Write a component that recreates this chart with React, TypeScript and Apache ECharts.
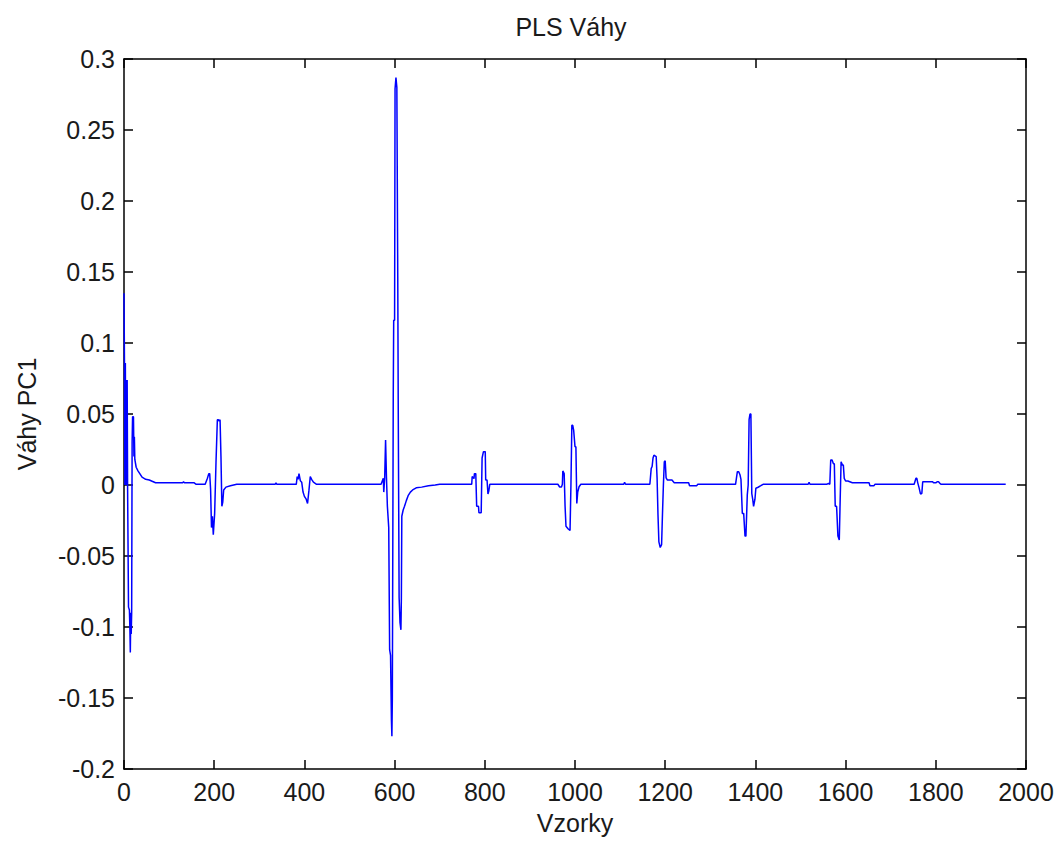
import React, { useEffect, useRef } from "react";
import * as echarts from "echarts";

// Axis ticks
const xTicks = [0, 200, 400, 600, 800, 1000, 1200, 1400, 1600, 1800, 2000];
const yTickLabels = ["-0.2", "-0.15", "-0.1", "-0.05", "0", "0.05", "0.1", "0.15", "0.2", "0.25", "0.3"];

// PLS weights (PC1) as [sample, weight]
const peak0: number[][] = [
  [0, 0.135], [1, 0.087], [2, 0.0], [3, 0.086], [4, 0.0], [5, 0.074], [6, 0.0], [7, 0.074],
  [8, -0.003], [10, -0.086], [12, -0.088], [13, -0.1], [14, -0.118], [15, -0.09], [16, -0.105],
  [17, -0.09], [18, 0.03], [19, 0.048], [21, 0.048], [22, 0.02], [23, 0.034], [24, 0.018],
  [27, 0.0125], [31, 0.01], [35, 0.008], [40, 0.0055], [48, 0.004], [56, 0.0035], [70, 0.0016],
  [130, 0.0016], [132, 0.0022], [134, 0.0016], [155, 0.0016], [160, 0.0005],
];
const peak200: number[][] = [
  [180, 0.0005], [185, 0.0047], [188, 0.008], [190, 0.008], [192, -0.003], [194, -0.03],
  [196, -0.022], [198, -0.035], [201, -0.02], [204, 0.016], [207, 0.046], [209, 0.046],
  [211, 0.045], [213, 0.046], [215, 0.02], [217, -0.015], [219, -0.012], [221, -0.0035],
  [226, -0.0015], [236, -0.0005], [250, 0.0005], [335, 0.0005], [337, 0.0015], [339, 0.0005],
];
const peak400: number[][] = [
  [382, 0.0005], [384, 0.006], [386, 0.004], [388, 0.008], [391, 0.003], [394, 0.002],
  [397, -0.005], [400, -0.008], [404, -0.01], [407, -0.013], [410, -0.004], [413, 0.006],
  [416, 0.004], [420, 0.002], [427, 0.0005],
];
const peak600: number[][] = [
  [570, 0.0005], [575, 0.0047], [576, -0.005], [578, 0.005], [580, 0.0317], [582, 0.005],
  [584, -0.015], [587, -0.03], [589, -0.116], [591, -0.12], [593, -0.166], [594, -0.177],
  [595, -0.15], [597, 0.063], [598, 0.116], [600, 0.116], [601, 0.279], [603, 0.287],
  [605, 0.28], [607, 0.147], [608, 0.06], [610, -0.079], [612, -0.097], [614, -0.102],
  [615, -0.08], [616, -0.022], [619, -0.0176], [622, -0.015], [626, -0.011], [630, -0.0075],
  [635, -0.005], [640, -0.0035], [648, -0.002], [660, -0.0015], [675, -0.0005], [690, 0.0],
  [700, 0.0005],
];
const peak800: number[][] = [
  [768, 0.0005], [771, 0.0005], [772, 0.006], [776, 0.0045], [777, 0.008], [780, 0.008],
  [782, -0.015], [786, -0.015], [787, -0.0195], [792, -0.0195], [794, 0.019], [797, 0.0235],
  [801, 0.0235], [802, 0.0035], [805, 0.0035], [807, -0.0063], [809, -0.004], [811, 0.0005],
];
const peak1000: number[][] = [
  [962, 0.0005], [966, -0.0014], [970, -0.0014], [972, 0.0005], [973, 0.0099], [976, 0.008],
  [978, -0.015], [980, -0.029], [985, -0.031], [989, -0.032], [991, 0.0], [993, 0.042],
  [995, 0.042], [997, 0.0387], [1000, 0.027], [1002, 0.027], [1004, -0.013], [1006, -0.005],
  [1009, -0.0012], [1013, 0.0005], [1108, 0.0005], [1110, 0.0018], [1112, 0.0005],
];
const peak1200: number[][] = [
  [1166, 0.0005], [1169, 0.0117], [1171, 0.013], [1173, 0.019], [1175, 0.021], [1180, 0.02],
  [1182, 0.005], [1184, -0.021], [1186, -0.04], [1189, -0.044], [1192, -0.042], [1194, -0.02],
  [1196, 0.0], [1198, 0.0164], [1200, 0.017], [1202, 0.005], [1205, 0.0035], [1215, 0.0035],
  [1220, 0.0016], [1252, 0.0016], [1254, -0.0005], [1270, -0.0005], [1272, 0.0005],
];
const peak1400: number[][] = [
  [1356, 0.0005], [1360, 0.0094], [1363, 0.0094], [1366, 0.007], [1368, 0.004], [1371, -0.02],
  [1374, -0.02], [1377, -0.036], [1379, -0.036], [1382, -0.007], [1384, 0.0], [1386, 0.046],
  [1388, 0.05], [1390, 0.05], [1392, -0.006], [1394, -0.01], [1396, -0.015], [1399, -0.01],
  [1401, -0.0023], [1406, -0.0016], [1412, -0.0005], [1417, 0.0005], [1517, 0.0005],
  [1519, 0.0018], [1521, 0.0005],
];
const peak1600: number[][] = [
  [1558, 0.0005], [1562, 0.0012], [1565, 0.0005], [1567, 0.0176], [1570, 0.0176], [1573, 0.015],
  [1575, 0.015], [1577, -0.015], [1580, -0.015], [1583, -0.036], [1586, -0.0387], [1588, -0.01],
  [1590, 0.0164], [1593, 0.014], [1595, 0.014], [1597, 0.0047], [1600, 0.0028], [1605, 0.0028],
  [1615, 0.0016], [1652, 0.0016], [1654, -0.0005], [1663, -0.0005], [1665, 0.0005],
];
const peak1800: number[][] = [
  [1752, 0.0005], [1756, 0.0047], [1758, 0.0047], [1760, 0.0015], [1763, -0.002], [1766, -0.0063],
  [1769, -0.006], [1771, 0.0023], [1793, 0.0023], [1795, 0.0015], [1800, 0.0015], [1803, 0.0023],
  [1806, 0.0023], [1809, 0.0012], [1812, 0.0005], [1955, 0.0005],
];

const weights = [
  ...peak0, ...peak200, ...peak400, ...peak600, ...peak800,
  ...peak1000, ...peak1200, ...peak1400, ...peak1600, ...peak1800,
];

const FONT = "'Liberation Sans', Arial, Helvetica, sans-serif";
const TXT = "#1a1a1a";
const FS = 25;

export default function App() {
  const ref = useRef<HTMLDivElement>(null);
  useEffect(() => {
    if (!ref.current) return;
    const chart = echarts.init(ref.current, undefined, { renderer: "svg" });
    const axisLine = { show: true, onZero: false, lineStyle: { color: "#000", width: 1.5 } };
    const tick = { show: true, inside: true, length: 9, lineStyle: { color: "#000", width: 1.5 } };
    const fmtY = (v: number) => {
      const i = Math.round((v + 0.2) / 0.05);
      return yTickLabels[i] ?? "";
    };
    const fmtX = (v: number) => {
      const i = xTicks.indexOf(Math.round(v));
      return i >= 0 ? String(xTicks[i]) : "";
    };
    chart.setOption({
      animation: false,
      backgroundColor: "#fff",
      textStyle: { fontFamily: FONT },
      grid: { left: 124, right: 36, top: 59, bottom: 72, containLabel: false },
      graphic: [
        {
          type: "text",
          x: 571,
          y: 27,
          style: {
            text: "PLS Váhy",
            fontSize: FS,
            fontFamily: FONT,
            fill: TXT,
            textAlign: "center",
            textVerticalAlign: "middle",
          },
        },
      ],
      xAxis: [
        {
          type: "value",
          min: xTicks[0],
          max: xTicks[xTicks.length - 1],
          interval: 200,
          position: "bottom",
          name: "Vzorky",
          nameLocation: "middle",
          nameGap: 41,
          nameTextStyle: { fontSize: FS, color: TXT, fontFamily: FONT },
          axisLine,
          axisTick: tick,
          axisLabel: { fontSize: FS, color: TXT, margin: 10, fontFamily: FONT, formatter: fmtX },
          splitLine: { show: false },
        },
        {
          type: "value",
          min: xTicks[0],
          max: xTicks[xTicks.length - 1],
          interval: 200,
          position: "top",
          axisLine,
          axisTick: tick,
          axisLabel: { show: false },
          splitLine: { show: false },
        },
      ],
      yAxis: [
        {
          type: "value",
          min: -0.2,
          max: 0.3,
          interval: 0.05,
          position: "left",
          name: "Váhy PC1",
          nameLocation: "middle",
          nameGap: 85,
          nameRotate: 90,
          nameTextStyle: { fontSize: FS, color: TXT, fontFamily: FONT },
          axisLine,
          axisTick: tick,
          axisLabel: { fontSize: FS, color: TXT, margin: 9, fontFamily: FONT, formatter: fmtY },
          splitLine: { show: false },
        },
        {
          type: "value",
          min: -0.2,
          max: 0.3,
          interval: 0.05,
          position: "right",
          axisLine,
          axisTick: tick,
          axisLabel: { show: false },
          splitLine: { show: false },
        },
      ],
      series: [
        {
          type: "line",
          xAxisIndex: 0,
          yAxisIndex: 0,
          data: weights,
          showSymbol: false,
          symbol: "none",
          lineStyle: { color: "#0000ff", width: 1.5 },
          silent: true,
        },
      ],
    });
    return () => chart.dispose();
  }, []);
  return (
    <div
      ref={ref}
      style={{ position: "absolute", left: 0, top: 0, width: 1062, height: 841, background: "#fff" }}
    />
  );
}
--- --- ---
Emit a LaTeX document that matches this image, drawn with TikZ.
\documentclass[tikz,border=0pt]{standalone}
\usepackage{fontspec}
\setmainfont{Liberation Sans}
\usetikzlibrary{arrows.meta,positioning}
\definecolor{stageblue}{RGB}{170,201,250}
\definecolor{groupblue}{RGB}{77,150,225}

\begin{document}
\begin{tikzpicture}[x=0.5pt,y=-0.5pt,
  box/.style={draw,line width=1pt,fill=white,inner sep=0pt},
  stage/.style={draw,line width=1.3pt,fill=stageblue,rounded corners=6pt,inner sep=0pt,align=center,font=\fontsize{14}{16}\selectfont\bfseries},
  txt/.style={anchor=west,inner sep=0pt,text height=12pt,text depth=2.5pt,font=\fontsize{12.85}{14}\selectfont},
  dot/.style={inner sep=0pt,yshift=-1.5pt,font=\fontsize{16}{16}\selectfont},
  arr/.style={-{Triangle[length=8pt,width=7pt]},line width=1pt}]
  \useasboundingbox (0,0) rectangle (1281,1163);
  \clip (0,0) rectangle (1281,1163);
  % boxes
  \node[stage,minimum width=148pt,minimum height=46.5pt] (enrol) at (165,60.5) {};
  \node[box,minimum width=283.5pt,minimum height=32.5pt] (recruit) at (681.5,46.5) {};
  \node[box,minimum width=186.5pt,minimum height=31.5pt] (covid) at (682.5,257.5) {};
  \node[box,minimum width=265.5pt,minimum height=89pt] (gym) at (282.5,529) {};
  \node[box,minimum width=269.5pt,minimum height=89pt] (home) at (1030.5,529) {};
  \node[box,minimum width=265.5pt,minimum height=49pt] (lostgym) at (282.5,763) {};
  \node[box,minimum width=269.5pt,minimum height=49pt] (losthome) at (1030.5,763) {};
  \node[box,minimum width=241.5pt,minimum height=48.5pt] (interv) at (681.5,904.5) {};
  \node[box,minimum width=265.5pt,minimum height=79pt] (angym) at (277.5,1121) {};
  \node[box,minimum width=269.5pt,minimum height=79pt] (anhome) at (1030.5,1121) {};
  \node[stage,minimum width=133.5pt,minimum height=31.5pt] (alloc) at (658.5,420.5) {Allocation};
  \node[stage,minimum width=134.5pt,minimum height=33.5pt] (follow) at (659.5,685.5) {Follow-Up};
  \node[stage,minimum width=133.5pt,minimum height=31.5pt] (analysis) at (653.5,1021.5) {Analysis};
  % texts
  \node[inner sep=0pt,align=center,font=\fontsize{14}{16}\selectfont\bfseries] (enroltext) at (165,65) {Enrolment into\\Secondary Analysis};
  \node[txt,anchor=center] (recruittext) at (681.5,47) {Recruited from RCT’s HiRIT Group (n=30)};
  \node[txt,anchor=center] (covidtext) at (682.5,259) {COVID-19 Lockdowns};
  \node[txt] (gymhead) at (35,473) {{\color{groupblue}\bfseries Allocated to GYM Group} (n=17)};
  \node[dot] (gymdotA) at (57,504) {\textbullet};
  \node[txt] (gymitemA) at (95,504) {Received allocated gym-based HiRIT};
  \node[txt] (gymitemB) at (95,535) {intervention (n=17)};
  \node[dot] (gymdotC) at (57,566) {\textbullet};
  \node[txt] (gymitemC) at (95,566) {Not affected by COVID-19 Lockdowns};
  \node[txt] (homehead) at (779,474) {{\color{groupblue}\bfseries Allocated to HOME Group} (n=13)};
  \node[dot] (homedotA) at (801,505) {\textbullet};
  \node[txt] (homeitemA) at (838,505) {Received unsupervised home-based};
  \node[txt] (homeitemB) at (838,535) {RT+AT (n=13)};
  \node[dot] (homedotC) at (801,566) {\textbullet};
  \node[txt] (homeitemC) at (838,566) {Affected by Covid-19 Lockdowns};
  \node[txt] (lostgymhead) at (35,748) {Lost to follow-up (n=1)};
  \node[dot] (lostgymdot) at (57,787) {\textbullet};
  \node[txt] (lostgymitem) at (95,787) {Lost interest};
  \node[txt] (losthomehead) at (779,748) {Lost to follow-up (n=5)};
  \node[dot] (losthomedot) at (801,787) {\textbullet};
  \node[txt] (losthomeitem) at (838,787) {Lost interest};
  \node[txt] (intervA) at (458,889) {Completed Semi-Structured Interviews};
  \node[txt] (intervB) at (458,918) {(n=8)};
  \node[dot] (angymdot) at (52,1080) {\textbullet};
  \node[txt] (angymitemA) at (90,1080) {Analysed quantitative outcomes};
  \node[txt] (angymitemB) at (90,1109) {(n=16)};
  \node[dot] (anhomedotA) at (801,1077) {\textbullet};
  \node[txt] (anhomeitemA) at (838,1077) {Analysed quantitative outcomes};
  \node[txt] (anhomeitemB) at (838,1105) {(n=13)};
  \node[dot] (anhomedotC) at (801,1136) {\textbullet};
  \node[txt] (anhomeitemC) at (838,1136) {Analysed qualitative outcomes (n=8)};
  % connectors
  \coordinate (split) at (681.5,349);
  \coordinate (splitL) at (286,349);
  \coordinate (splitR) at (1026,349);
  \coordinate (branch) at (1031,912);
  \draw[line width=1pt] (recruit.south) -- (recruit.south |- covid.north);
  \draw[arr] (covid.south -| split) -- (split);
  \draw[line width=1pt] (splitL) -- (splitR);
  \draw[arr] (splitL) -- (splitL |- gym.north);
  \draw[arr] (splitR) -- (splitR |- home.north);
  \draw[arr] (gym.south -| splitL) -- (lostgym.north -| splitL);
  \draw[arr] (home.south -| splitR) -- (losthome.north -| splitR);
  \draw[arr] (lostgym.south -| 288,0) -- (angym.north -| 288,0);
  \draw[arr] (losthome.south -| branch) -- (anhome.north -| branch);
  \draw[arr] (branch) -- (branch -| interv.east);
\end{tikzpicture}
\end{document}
--- --- ---
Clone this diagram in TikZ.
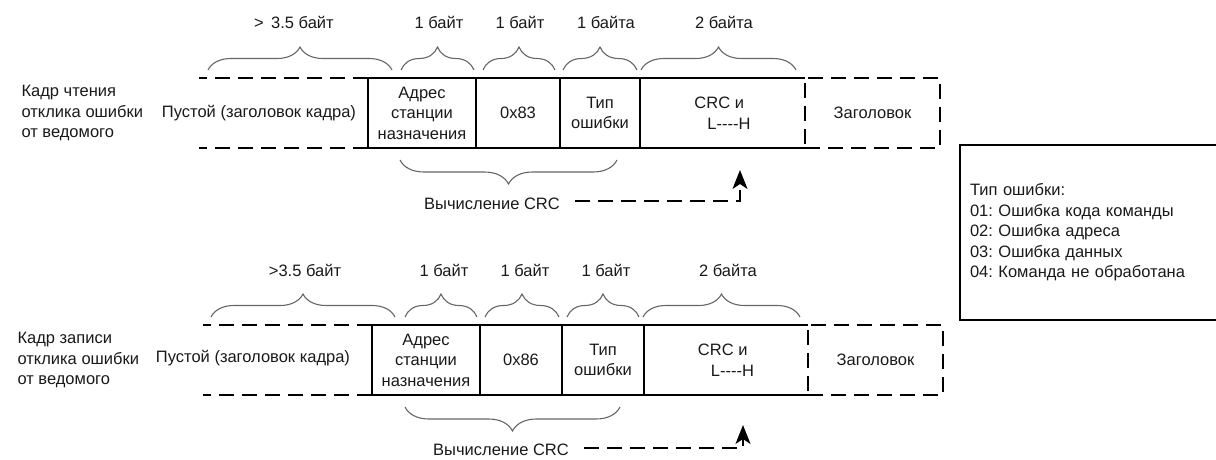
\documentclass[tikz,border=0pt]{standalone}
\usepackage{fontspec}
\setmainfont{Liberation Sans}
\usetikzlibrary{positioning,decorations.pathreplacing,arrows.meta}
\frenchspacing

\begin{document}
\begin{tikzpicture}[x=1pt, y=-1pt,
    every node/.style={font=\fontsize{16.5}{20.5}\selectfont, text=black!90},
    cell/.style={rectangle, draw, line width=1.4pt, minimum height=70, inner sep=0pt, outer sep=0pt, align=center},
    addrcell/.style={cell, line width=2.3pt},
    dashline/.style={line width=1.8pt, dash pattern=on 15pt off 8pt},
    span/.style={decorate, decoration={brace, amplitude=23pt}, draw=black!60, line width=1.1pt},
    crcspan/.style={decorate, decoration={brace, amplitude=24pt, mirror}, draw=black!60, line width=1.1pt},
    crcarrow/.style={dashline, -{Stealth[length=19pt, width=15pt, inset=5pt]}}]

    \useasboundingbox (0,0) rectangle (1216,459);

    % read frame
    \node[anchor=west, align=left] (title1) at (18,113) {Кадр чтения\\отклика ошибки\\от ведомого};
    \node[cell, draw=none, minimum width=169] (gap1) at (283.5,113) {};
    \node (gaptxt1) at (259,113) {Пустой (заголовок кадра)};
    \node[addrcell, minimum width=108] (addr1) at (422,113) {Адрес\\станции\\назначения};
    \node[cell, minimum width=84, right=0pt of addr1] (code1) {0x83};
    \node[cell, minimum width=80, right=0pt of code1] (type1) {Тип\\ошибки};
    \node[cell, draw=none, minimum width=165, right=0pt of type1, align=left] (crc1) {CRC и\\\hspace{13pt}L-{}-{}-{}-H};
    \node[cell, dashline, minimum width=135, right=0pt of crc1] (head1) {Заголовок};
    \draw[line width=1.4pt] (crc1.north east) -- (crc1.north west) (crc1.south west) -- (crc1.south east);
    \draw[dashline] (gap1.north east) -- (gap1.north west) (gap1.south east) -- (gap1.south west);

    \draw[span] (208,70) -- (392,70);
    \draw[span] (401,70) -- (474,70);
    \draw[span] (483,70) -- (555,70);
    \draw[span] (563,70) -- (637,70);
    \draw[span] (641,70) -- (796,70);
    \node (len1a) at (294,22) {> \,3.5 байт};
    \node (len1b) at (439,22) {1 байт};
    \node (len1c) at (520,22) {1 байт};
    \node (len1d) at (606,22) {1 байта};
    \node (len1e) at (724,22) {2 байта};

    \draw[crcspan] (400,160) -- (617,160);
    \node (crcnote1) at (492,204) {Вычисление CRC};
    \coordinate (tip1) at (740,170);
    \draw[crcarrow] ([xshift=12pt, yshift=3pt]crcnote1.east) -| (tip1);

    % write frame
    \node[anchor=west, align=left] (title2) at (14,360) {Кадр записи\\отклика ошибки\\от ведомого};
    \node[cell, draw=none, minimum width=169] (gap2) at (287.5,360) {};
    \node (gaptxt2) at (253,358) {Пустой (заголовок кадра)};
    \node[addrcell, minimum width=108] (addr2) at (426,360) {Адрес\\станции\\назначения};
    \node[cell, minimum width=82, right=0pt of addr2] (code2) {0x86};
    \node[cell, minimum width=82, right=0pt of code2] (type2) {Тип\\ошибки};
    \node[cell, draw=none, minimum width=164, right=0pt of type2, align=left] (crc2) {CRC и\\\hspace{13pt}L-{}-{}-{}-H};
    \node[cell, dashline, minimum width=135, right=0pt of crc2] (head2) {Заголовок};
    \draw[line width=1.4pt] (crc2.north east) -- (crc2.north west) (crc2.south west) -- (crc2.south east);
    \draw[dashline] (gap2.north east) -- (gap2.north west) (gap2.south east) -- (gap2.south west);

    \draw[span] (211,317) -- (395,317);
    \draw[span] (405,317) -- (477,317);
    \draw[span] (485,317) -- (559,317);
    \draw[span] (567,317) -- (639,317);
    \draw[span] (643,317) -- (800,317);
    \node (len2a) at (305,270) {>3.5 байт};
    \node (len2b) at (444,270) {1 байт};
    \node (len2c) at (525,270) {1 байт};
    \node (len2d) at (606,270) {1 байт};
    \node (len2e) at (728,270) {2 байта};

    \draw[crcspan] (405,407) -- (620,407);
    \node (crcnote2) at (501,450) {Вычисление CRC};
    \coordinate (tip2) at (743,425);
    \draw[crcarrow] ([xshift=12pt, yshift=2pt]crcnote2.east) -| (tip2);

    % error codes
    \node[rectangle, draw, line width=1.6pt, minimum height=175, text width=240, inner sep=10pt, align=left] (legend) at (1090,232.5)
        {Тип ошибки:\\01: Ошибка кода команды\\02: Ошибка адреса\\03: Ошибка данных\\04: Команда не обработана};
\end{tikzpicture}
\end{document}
--- --- ---
> [What you should do]: Transcribe, leaving out pictures, each line from the one containing "Clone this diagram in TikZ." through the one containing "(0,0) rectangle (1216,459);".

> [Solution]:
Clone this diagram in TikZ.
\documentclass[tikz,border=0pt]{standalone}
\usepackage{fontspec}
\setmainfont{Liberation Sans}
\usetikzlibrary{positioning,decorations.pathreplacing,arrows.meta}
\frenchspacing

\begin{document}
\begin{tikzpicture}[x=1pt, y=-1pt,
    every node/.style={font=\fontsize{16.5}{20.5}\selectfont, text=black!90},
    cell/.style={rectangle, draw, line width=1.4pt, minimum height=70, inner sep=0pt, outer sep=0pt, align=center},
    addrcell/.style={cell, line width=2.3pt},
    dashline/.style={line width=1.8pt, dash pattern=on 15pt off 8pt},
    span/.style={decorate, decoration={brace, amplitude=23pt}, draw=black!60, line width=1.1pt},
    crcspan/.style={decorate, decoration={brace, amplitude=24pt, mirror}, draw=black!60, line width=1.1pt},
    crcarrow/.style={dashline, -{Stealth[length=19pt, width=15pt, inset=5pt]}}]

    \useasboundingbox (0,0) rectangle (1216,459);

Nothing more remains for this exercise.